January 7, 2011
君の名残を (浅倉 卓弥)
★★★★☆
鎌倉旅行予習大作戦、歴史編。に集めた中で、これを一番最初に読んで本当によかった。
現代の高校生が動乱まっただ中の鎌倉時代にタイムスリ〜ップ!!!それぞれ歴史上重要な人物として大活躍!なんだかチープな設定だぞ、と思いましたが、おもしろいおもしろい。大まかな流れは押さえやすいし、主人公視点で見ているので、登場人物が皆とても魅力的に描かれています。

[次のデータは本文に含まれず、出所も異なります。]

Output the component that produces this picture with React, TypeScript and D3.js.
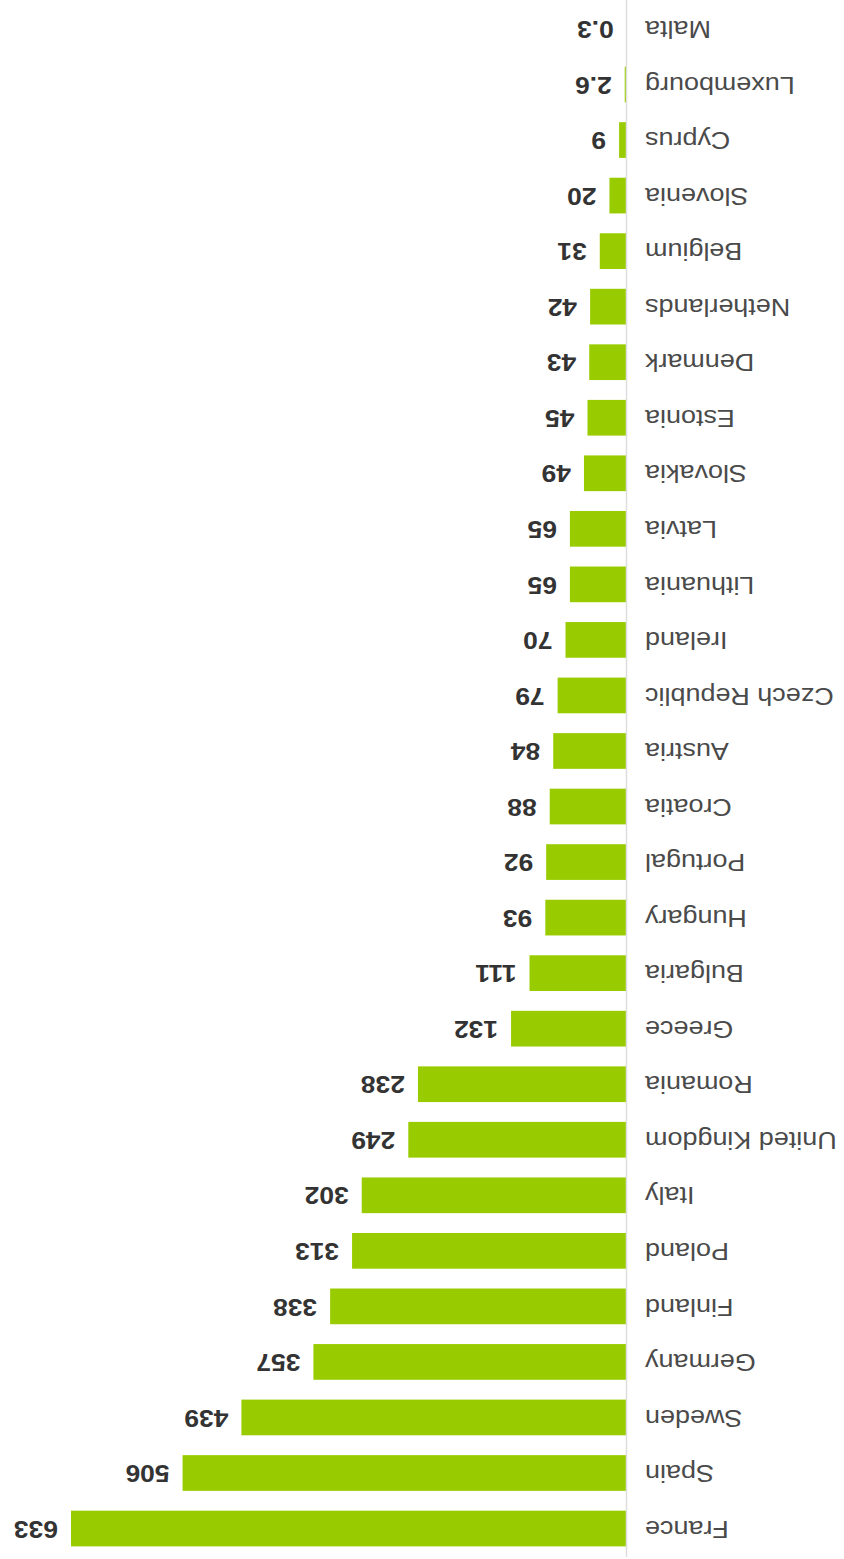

淡い恋心を抱いていた高校生2人はタイムスリップした鎌倉時代で敵同士になります。友恵は木曾義仲の傍で、武蔵は源義経の下で、慕う者を守る為に懸命に戦います。が、未来からやってきた2人には当然戦いの結末や、愛する者の死に様がわかっています。自分の意志で時の流れに立ち向かい、そのために動くことが、結局史実通りの歴史を作っていってしまう。
細かいことを気にすれば、だいたい巴御前は木曾義仲の正室ではないし、静御前も源義経の正室ではありません。鎌倉に人質として送られた義高は巴と義仲の嫡子でした。なんて、むりやりすぎますが、物語の構成上納得のいく調節だと思えます。大筋はもちろん変えない中でよくこれだけのストーリーに仕上げてくれたなと思います。
ただ。友恵の言葉遣いだけは許せない違和感がありました。高校生がタイムスリップしたのはいいとして、飛ばされた先で10年以上生活して、仮にも義高を産んで、大将義仲の隣で決死の戦を重ねているわけでしょう?
時の流れが強調されるわりにはいつまでたっても友恵は稚拙な現代口調。「いやっ!」「待って!」「でも!」を繰り返す彼女がどうしても鬱陶しかった。義仲に落ちるように諭されたときくらい「わたくしが殿の下を離るる時は、黄泉路へ旅立つ時ばかりに御座います。」のヒトコトもばしっと言ってほしかったな。